Swiss court begins hearing major Czech privatization case

Illustrative photo: Filip Jandourek

A Swiss court on Monday began hearing a major Czech privatization case. Six former managers of the Czech coal company MUS face accusations of money laundering and other crimes they allegedly committed during the privatization of the firm in the 1990s. The complicated case has been running for years, and is also prosecuted in the Czech Republic.

Illustrative photo: Filip Jandourek
Six Czechs and one Belgian face charges of money laundering, fraud, forgery of documents and other crimes related to the privatization of the second Czech largest coal mining firm Mostecká uhelná, or MUS. Swiss prosecutors believe that the company’s former managers and their associates used MUS’ own assets in their 1999 takeover of the firm.

The privatization of MUS got underway in the early 1990s when the state sold its shares to investors and municipalities in northern Bohemia where the company’s lignite mines are located. However, the government kept a 46-percent stake in the firm.

By 1999, MUS managers had acquired a majority in the firm through a complex network of fronts but never revealed this. Instead, they used another front – a US-based firm Appian Group – to buy the remaining shares from the government, led by then prime minister Miloš Zeman. In the process, the managers and their associates allegedly diverted the company’s assets worth billions of crowns to pay for the shares.

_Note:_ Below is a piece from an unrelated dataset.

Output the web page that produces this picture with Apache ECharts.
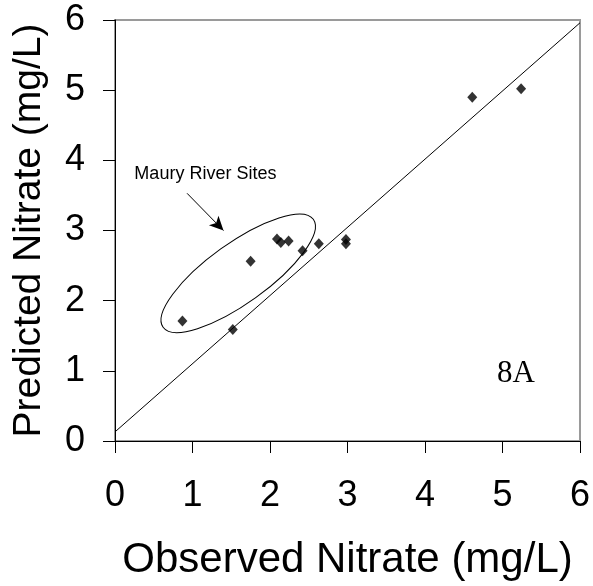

The Czech police began investigating the case in 2003 but dropped it five years later citing lack of evidence. The authorities in Switzerland however intercepted some of the diverted funds, and seized around 14 billion crowns in Swiss bank accounts. In 2011, Swiss prosecutors filed charges against seven people who now stand accused at the Swiss Criminal Court in Bellizona. Reporter Zuzana Kubátová from the news website has been following the case.

The Swiss Criminal Court in Bellizona,  photo: CTK
“The decisive factor in the case will be whether the financial transactions with the company’s own funds will be recognized as legal in the Czech Republic or whether the court will determine they constituted criminal acts. If that is the case, it will greatly facilitate the trial in Switzerland, too. But if it turns out the transactions were legal, which is what the defendants are saying, it will be difficult to prove any money laundering charges.”

Acting on information from Swiss investigators, the Czech anti-corruption police have meanwhile reopened the case, and raised charges of fraud related to the 1999 sale of the state’s minority stake. In February, the police also questioned president elect Miloš Zeman over his role in the deal.

The case of Mostecká uhelná is in many ways illustrative of what has been called the “wild privatization” of the Czech industry in the 1990s. Zuzana Kubátová says that if the court finds that the law was breached in this particular case, it could have consequences for other privatization deals of the time.

One of the accused – Jiří Diviš,  photo: CTK
“The crucial thing here is whether or not the so-called wild privatization in the 1990s was carried out in a criminal way or not. Many other companies were privatized in ways similar to that of MUS, for example the OKD coal firm but the case today is not considered problematic at all.”

One of the accused – Luboš Měkota, died earlier this year but his lawyer came to the court in Switzerland on Monday. However, three other defendants including the alleged mastermind of the entire operation Antonín Koláček, failed to turn up, and their attorneys asked the court to postpone the hearing. The trial is expected to last until July.